Traditionally, the available bandwidth, delay, and jitter between two end-to-end devices have been used as a parameter that can give a rough idea of the expected quality of service (QoS). But nowadays, we know that QoS is also affected by the behaviour of the intermediate router buffer, which is mainly determined by its size and its management policies. So, the buffer may cause different packet loss behaviour and may also modify some QoS parameters.
Many multimedia applications and services (e.g., videoconferencing, video streaming, peer-to-peer, and VoIP services) take advantage of various available bandwidth estimations techniques and tools (ABETT) in order to improve some QoS parameters. But all these techniques have one thing in common: they are focused on links estimations at the core network where buffer behaviour and its parameters are not the principal priorities.

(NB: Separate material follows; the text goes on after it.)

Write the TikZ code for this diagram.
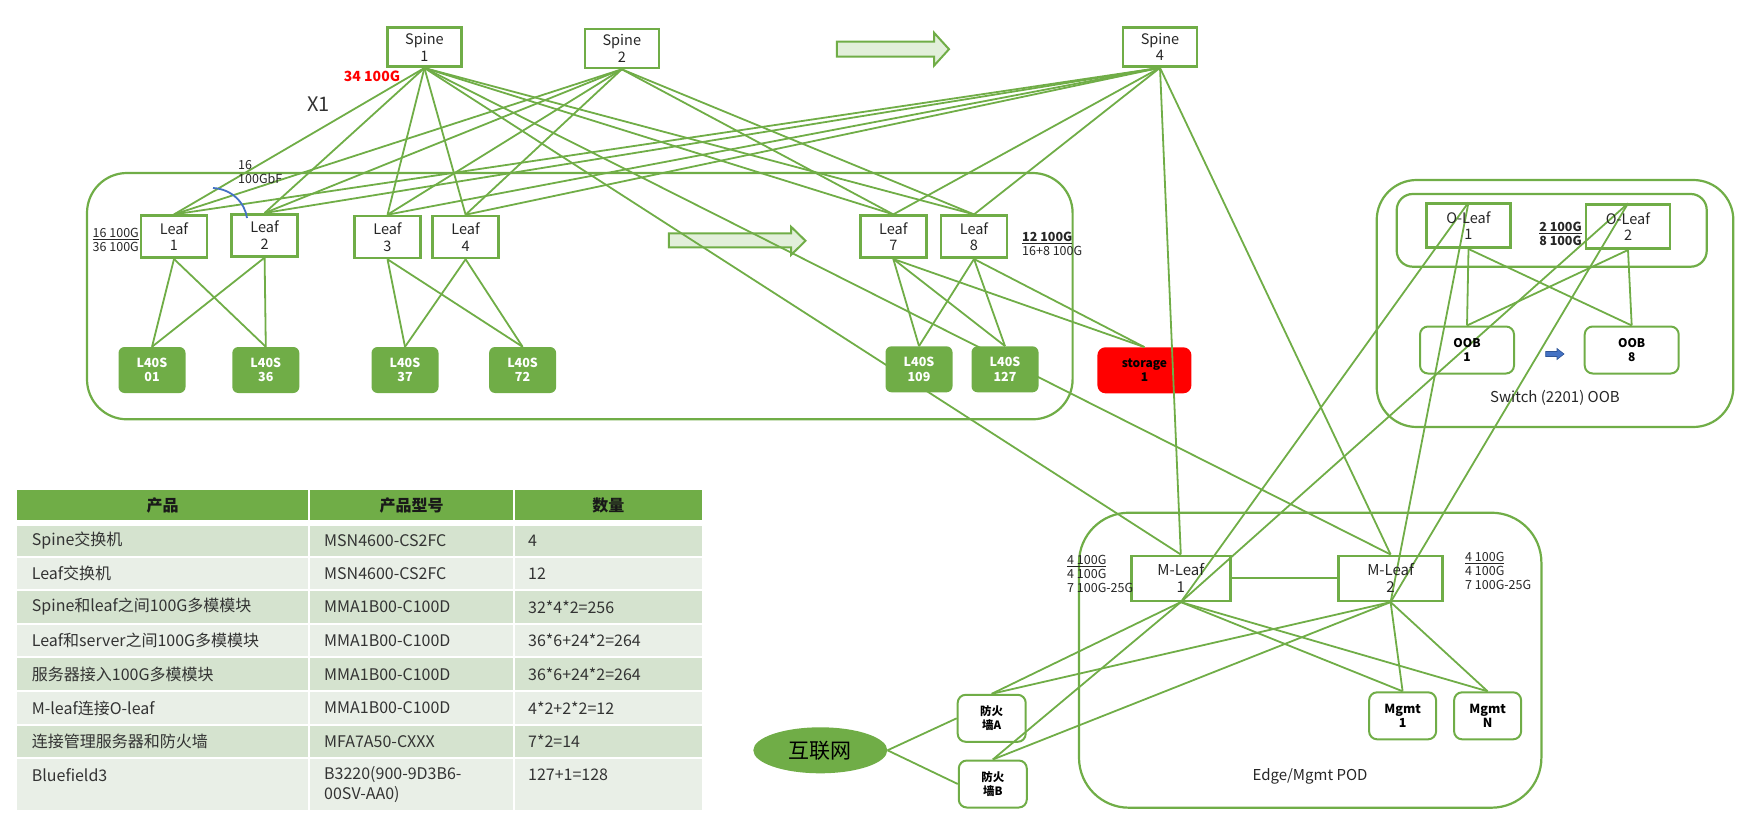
\documentclass[tikz,border=0pt]{standalone}
\usepackage{fontspec}
\setmainfont{Noto Sans CJK SC}
\usetikzlibrary{shapes.geometric}
\definecolor{gl}{HTML}{70AD47}
\definecolor{afill}{HTML}{E2EFDA}
\definecolor{rowd}{HTML}{D5E3CF}
\definecolor{rowl}{HTML}{E9EFE7}
\definecolor{bl}{HTML}{4472C4}
\definecolor{dbl}{HTML}{2F5597}
\pgfdeclarelayer{bg}
\pgfdeclarelayer{wires}
\pgfsetlayers{bg,wires,main}
\tikzset{
  sw/.style={draw=gl, line width=2.6pt, inner sep=0pt, align=center, text=black!85, font=\fontsize{14.5}{16.5}\selectfont},
  spinebox/.style={sw, minimum width=74pt, minimum height=39pt},
  leafbox/.style={sw, minimum width=66pt, minimum height=42pt},
  oleafbox/.style={sw, minimum width=84pt, minimum height=44pt},
  mleafbox/.style={sw, minimum height=45pt, font=\fontsize{15}{17}\selectfont},
  gpu/.style={fill=gl, rounded corners=6pt, minimum width=67pt, minimum height=46pt, inner sep=0pt, align=center, text=white, font=\bfseries\fontsize{12.5}{14.5}\selectfont},
  sbox/.style={draw=gl, line width=2pt, rounded corners=8pt, inner sep=0pt, align=center, text=black, font=\bfseries\fontsize{12}{14}\selectfont},
  podbox/.style={draw=gl, line width=2.2pt},
  wire/.style={draw=gl, line width=1.8pt},
  lbl/.style={inner sep=0pt, text=black!85, font=\fontsize{12.5}{14}\selectfont},
  bigarrow/.style={draw=gl, line width=2pt, fill=afill},
  tcell/.style={inner sep=0pt, anchor=west, text=black!80, font=\fontsize{16}{19}\selectfont},
  thead/.style={inner sep=0pt, text=black!90, font=\bfseries\fontsize{16}{19}\selectfont},
}
\begin{document}
\begin{tikzpicture}[x=1pt,y=-1pt]
\useasboundingbox (0,0) rectangle (1760,834);

\begin{pgfonlayer}{bg}
\draw[podbox, rounded corners=40pt] (87,173) rectangle (1072.6,419.3);
\draw[podbox, rounded corners=40pt] (1376.7,180) rectangle (1733.3,427);
\draw[podbox, rounded corners=16pt] (1396.7,194) rectangle (1706.7,266.7);
\draw[podbox, rounded corners=50pt] (1079,512.7) rectangle (1541.4,807.7);
\draw[bigarrow] (836.9,41.7) -- (934,41.7) -- (934,32.7) -- (949,49.2) -- (934,65.7) -- (934,56.7) -- (836.9,56.7) -- cycle;
\draw[bigarrow] (668.9,233.3) -- (791,233.3) -- (791,226.7) -- (805.5,240.8) -- (791,255) -- (791,247.3) -- (668.9,247.3) -- cycle;
\node[fill=red, rounded corners=8pt, minimum width=94pt, minimum height=46pt, inner sep=0pt, align=center, text=black, font=\bfseries\fontsize{12}{14.5}\selectfont] (st) at (1144.4,370.3) {storage\\1};
\end{pgfonlayer}

% switches
\node[spinebox] (s1) at (424.4,47.2) {Spine\\1};
\node[spinebox] (s2) at (621.8,48.5) {Spine\\2};
\node[spinebox] (s4) at (1160,47) {Spine\\4};
\node[leafbox] (l1) at (174,236.7) {Leaf\\1};
\node[leafbox] (l2) at (264.6,235.3) {Leaf\\2};
\node[leafbox] (l3) at (387.5,237) {Leaf\\3};
\node[leafbox] (l4) at (465.6,237) {Leaf\\4};
\node[leafbox] (l7) at (893.3,236.7) {Leaf\\7};
\node[leafbox] (l8) at (974,236.7) {Leaf\\8};
\node[gpu] (g1) at (152,370) {L40S\\01};
\node[gpu] (g36) at (265.8,370) {L40S\\36};
\node[gpu] (g37) at (405,370) {L40S\\37};
\node[gpu] (g72) at (522.6,370) {L40S\\72};
\node[gpu] (g109) at (919,369.3) {L40S\\109};
\node[gpu] (g127) at (1005,369.3) {L40S\\127};
\node[oleafbox] (o1) at (1468.5,225.7) {O-Leaf\\1};
\node[oleafbox] (o2) at (1628,226.7) {O-Leaf\\2};
\node[sbox, minimum width=94pt, minimum height=47pt] (b1) at (1467,350) {OOB\\1};
\node[sbox, minimum width=94pt, minimum height=47pt] (b8) at (1631.7,350) {OOB\\8};
\node[mleafbox, minimum width=99pt] (m1) at (1180.8,578.3) {M-Leaf\\1};
\node[mleafbox, minimum width=104pt] (m2) at (1390.6,578.3) {M-Leaf\\2};
\node[sbox, minimum width=67pt, minimum height=47pt, font=\bfseries\fontsize{12.5}{14.5}\selectfont] (mg1) at (1402.6,715.8) {Mgmt\\1};
\node[sbox, minimum width=67pt, minimum height=47pt, font=\bfseries\fontsize{12.5}{14.5}\selectfont] (mgn) at (1487.6,715.8) {Mgmt\\N};
\node[sbox, minimum width=68pt, minimum height=47pt, font=\bfseries\fontsize{11.5}{14.3}\selectfont] (fa) at (991.7,718.3) {防火\\墙A};
\node[sbox, minimum width=68pt, minimum height=47pt, font=\bfseries\fontsize{11.5}{14.3}\selectfont] (fb) at (992.8,784) {防火\\墙B};
\node[ellipse, fill=gl, minimum width=134pt, minimum height=46pt, inner sep=0pt, text=black, font=\fontsize{21}{24}\selectfont] (net) at (820.3,750.3) {互联网};

% connectors
\begin{pgfonlayer}{wires}
\foreach \s in {s1,s2,s4}{\foreach \l in {l1,l2,l3,l4,l7,l8}{\draw[wire] (\s.south) -- (\l.north);}}
\foreach \s in {s1,s4}{\foreach \m in {m1,m2}{\draw[wire] (\s.south) -- (\m.north);}}
\foreach \l in {l1,l2}{\foreach \g in {g1,g36}{\draw[wire] (\l.south) -- (\g.north);}}
\foreach \l in {l3,l4}{\foreach \g in {g37,g72}{\draw[wire] (\l.south) -- (\g.north);}}
\foreach \l in {l7,l8}{\foreach \g in {g109,g127,st}{\draw[wire] (\l.south) -- (\g.north);}}
\foreach \o in {o1,o2}{\foreach \b in {b1,b8}{\draw[wire] (\o.south) -- (\b.north);}}
\foreach \o in {o1,o2}{\foreach \m in {m1,m2}{\draw[wire] (\o.north) -- (\m.south);}}
\draw[wire] (m1.east) -- (m2.west);
\foreach \m in {m1,m2}{\foreach \t in {mg1,mgn,fa,fb}{\draw[wire] (\m.south) -- (\t.north);}}
\draw[wire] (net.east) -- (fa.west);
\draw[wire] (net.east) -- (fb.west);
\end{pgfonlayer}

% decorations
\draw[bl, line width=1.8pt] (213,188) .. controls (232,189) and (245,203) .. (247,218);
\draw[fill=bl, draw=dbl, line width=0.6pt] (1545.7,351.5) -- (1557,351.5) -- (1557,348.5) -- (1564,354) -- (1557,359.5) -- (1557,356.5) -- (1545.7,356.5) -- cycle;

% labels
\node[lbl, anchor=east, align=right] (n1) at (139,240.3) {\underline{16 100G}\\36 100G};
\node[lbl, anchor=west, align=left] (n2) at (238,172) {16\\100GbF};
\node[inner sep=0pt, text=black!80, font=\fontsize{20}{24}\selectfont] (n3) at (318.6,104) {X1};
\node[inner sep=0pt, text=red, font=\bfseries\fontsize{14}{16}\selectfont] (n4) at (372,76.5) {34 100G};
\node[lbl, anchor=west, align=left] (n5) at (1022,243.7) {\textbf{\underline{12 100G}}\\16+8 100G};
\node[lbl, align=center, font=\bfseries\fontsize{12.5}{14}\selectfont] (n6) at (1560.5,234) {\underline{2 100G}\\8 100G};
\node[lbl, anchor=west, align=left] (n7) at (1067,574) {\underline{4 100G}\\4 100G\\7 100G-25G};
\node[lbl, anchor=west, align=left] (n8) at (1465,571) {\underline{4 100G}\\4 100G\\7 100G-25G};
\node[inner sep=0pt, text=black!85, font=\fontsize{15}{17}\selectfont] (n9) at (1555,398.3) {Switch (2201) OOB};
\node[inner sep=0pt, text=black!85, font=\fontsize{15}{17}\selectfont] (n10) at (1310,776.7) {Edge/Mgmt POD};

% table
\fill[gl] (17.4,490) rectangle (307.6,520);
\fill[gl] (310,490) rectangle (512.9,520);
\fill[gl] (515,490) rectangle (701.6,520);
\node[thead] (h1) at (162.5,505.5) {产品};
\node[thead] (h2) at (411.5,505.5) {产品型号};
\node[thead] (h3) at (608.3,505.5) {数量};
\foreach \t/\b/\c/\ta/\tb/\tc [count=\i] in {
526/556/rowd/Spine交换机/MSN4600-CS2FC/4,
558/589/rowl/Leaf交换机/MSN4600-CS2FC/12,
591.3/622.7/rowd/Spine和leaf之间100G多模模块/MMA1B00-C100D/32*4*2=256,
625/656/rowl/Leaf和server之间100G多模模块/MMA1B00-C100D/36*6+24*2=264,
658.3/690/rowd/服务器接入100G多模模块/MMA1B00-C100D/36*6+24*2=264,
692/724/rowl/M-leaf连接O-leaf/MMA1B00-C100D/4*2+2*2=12,
726/757/rowd/连接管理服务器和防火墙/MFA7A50-CXXX/7*2=14}{
  \fill[\c] (17.4,\t) rectangle (307.6,\b);
  \fill[\c] (310,\t) rectangle (512.9,\b);
  \fill[\c] (515,\t) rectangle (701.6,\b);
  \node[tcell] (ra\i) at (31.7,{(\t+\b)/2}) {\ta};
  \node[tcell] (rb\i) at (324,{(\t+\b)/2}) {\tb};
  \node[tcell] (rc\i) at (528,{(\t+\b)/2}) {\tc};
}
\fill[rowl] (17.4,759.3) rectangle (307.6,810);
\fill[rowl] (310,759.3) rectangle (512.9,810);
\fill[rowl] (515,759.3) rectangle (701.6,810);
\node[tcell] (ra8) at (31.7,775) {Bluefield3};
\node[tcell] (rb8) at (324,775) {B3220(900-9D3B6-};
\node[tcell] (rb8b) at (324,794.5) {00SV-AA0)};
\node[tcell] (rc8) at (528,775) {127+1=128};
\end{tikzpicture}
\end{document}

In general, buffers are used as a traffic regulation mechanism in network devices. Current core routers make extensive use of AQM (active queue management) disciplines which are able to maintain a shorter queue length than drop-tail queues; this fights against bufferbloat and reduces latency. But these techniques (e.g., RED and SRED) require careful tuning of their parameters in order to provide good performance [
However, some network points may become critical bottlenecks, mainly in access networks, because these networks’ capabilities are lower than the ones available in the backbone, being the main cause of packet loss of the discarding of packets in router queues. Mid- and low-end routers, which do not implement advanced traffic management mechanisms, are usually used in access networks. In this scenario, SME (small and medium enterprises) environments may be principally affected because of their modest infrastructure. So the design characteristics of router buffers and the implemented scheduling policies are of primary importance in order to ensure the correct delivery of the traffic of different applications and services, so it will be useful to include buffer parameters in the link capacity estimation.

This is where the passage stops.